Hanke und Becker zur Apothekenzahl und Hüffenhardt

„Wir brauchen den Versandhandel nicht“

Berlin - 22.03.2017, 16:05 Uhr

Versorgung gesichert: Der baden-württembergische Kammerpräsident Günther Hanke sieht die Versorgung durch ein dichtes Netz an Rezeptsammelstellen (im Hintergrund) gesichert. (Foto: LAK BW)

Versorgung gesichert: Der baden-württembergische Kammerpräsident Günther Hanke sieht die Versorgung durch ein dichtes Netz an Rezeptsammelstellen (im Hintergrund) gesichert. (Foto: LAK BW)


Hanke attackiert DocMorris

Es folgte der Vortrag von Dr.
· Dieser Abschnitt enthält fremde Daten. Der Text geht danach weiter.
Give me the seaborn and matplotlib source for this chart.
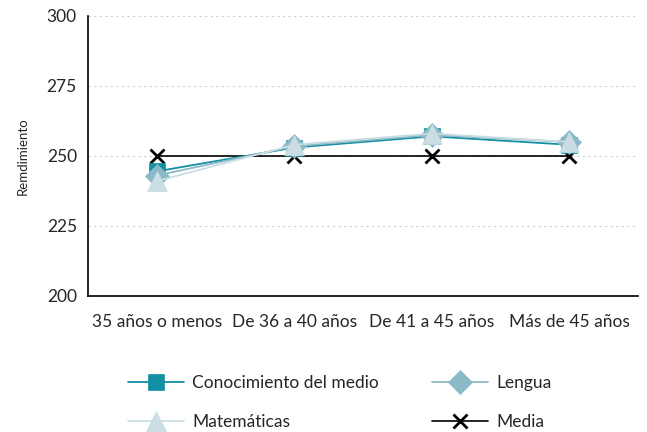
import matplotlib
matplotlib.use("Agg")
import matplotlib.pyplot as plt
import seaborn as sns
import pandas as pd

categorias = ["35 años o menos", "De 36 a 40 años", "De 41 a 45 años", "Más de 45 años"]
conocimiento = [244.5, 253, 257, 254]
lengua = [243, 253.5, 257.5, 255]
matematicas = [241, 254, 258, 255]
media = [250, 250, 250, 250]

series = {
    "Conocimiento del medio": conocimiento,
    "Lengua": lengua,
    "Matemáticas": matematicas,
    "Media": media,
}
rows = []
for name, vals in series.items():
    for i, (c, v) in enumerate(zip(categorias, vals)):
        rows.append({"cat": c, "x": i, "serie": name, "valor": v})
df = pd.DataFrame(rows)

sns.set_style("white")
plt.rcParams['font.family'] = ['Lato', 'DejaVu Sans']

fig = plt.figure(figsize=(6.47, 4.32), dpi=100)
ax = fig.add_axes([0.136, 0.315, 0.850, 0.648])

colors = {"Conocimiento del medio": "#138fa3", "Lengua": "#8cb9c7",
          "Matemáticas": "#c9dde3", "Media": "#000000"}
markers = {"Conocimiento del medio": "s", "Lengua": "D", "Matemáticas": "^", "Media": "x"}
sizes = {"Conocimiento del medio": 11, "Lengua": 12, "Matemáticas": 14, "Media": 10}
order = ["Media", "Conocimiento del medio", "Lengua", "Matemáticas"]
handles = {}
for name in order:
    sub = df[df.serie == name]
    sns.lineplot(data=sub, x="x", y="valor", ax=ax, color=colors[name],
                 linewidth=1.3 if name != "Media" else 1.2,
                 marker=markers[name], markersize=sizes[name],
                 markeredgecolor=colors[name],
                 markeredgewidth=2 if name == "Media" else 0.5,
                 label=name, legend=False)
    handles[name] = ax.lines[-1]

ax.set_xlim(-0.5, 3.5)
ax.set_ylim(200, 300)
ax.set_yticks([200, 225, 250, 275, 300])
ax.set_xticks(range(len(categorias)))
ax.set_xticklabels(categorias)
ax.set_xlabel("")
ax.set_ylabel("Remdimiento", fontsize=9.5, labelpad=13)
ax.tick_params(axis="both", labelsize=12.5, length=0, pad=8)
ax.tick_params(axis="x", pad=13)
for y in [225, 250, 275, 300]:
    ax.axhline(y, color="#d0d0d0", linestyle=(0, (2, 3)), linewidth=0.8, zorder=0)
for s in ["top", "right"]:
    ax.spines[s].set_visible(False)
for s in ["left", "bottom"]:
    ax.spines[s].set_color("black")
    ax.spines[s].set_linewidth(1.2)

leg_order = ["Conocimiento del medio", "Matemáticas", "Lengua", "Media"]
fig.legend([handles[n] for n in leg_order], leg_order, loc="upper left",
           bbox_to_anchor=(0.174, 0.168), ncol=2, frameon=False, fontsize=12.5,
           handlelength=3.2, columnspacing=3.05, labelspacing=1.35, handletextpad=0.5)

fig.savefig("out.png", dpi=100)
Günther Hanke, Präsident der Landesapothekerkammer in Baden-Württemberg. Hanke konzentrierte sich auf die sinkenden Apothekenzahlen und die Beschaffenheit der Versorgung in ländlichen Regionen. Seit 2007 sei die Apothekenzahl im „Ländle“ zwar um 10 Prozent gesunken. Aufgrund vieler Botendienste und Rezeptsammelstellen sei die Versorgung im Südwesten aber nach wie vor gesichert. Nichtsdestotrotz gab Hanke zu, dass gerade in den Regionen Schwarzwald, Schwäbische Alb und Main-Tauber-Kreis die Apothekenzahl immer weiter ausdünne. Allerdings gebe es in all diesen Regionen Rezeptsammelstellen, die die Versorgung sicherstellten.

Hanke sprach auch den Ort Hüffenhardt an, in dem DocMorris derzeit kurz vor der Eröffnung seiner Video-Apotheke steht. Laut Hanke gibt es aber schlichtweg keinen Bedarf einer solchen Einrichtung in Hüffenhardt. „Wissen Sie, wie viele Apotheken es in  einem 10-Kilometer-Umkreis von Hüffenhardt gibt? 22! Und da spricht eine holländische Firma von Versorgungsnotständen“, erklärte der Kammerpräsident. Er ging dazu über, das baden-württembergische Innenministerium für seine Haltung zu dem Thema zu kritisieren. Zur Erklärung: Der baden-württembergische Innenminister Thomas Strobl (CDU) ist auch Minister für Digitalisierung und hat sich in mehreren Medienberichten offen gezeigt für eine Video-Apotheke in Baden-Württemberg.

Digitalisierung zum Selbstzweck?

Hankes Kommentar dazu: „Ich habe den Eindruck, dass die Digitalisierung da zum Selbstzweck wird.“ Der Kammerpräsident wies darauf hin, wie „aktiv“ die Apotheken jetzt schon bei der Digitalisierung seien und sprach die Apotheken-Software der Pharmazeuten an und verwies auf das Arzneimittel-Sicherheitssystem Securpharm und den elektronischen Medikationsplan. In Richtung Politik lies Hanke den Vorwurf los, dass  viele Gesetze, Richtlinien und Verordnungen nicht zusammen passten. Insbesondere im Verlauf der Arzneimittelzulassung gehe es um das Prinzip „Sicherheit über alles!“. Bei der Abgabe von Arzneimitteln beobachte er aber derzeit, dass ein „Sicherheitsszenario“ verfolgt werde, bei dem gelte: „Nein, das muss kein Apotheker machen, das kann auch der Postbote liefern.“

Zur Hochform lief der Kammerpräsident jedoch auf, als er von einer Zuhörerin gefragt wurde, ob er denn Zahlen dazu vorlegen könne, dass der Versandhandel die Apotheken gefährde. Hanke sagte: „Der einprozentige Marktanteil der Versandapotheken ist eine Momentanaufnahme, dabei wird es nicht bleiben.“ Schließlich zeige die Besitzerstruktur von DocMorris, welche wirklichen Ziele die Versender verfolgten. „Die DocMorris-Mutter Zur Rose gehört zu 50 Prozent den Scheichs. Und das einzige Ziel, das die haben, ist es, ein bestehendes System kaputt zu machen.“ Wie Hanke zu der Behauptung mit dem 50-prozentigen Anteil kam, blieb allerdings ein Rätsel. Fakt ist: Die Al Faisaliah Group hat über eine Unterfirma kürzlich 250.000 Zur Rose-Aktien übernommen, das entspricht 6 Prozent des Aktienkapitals.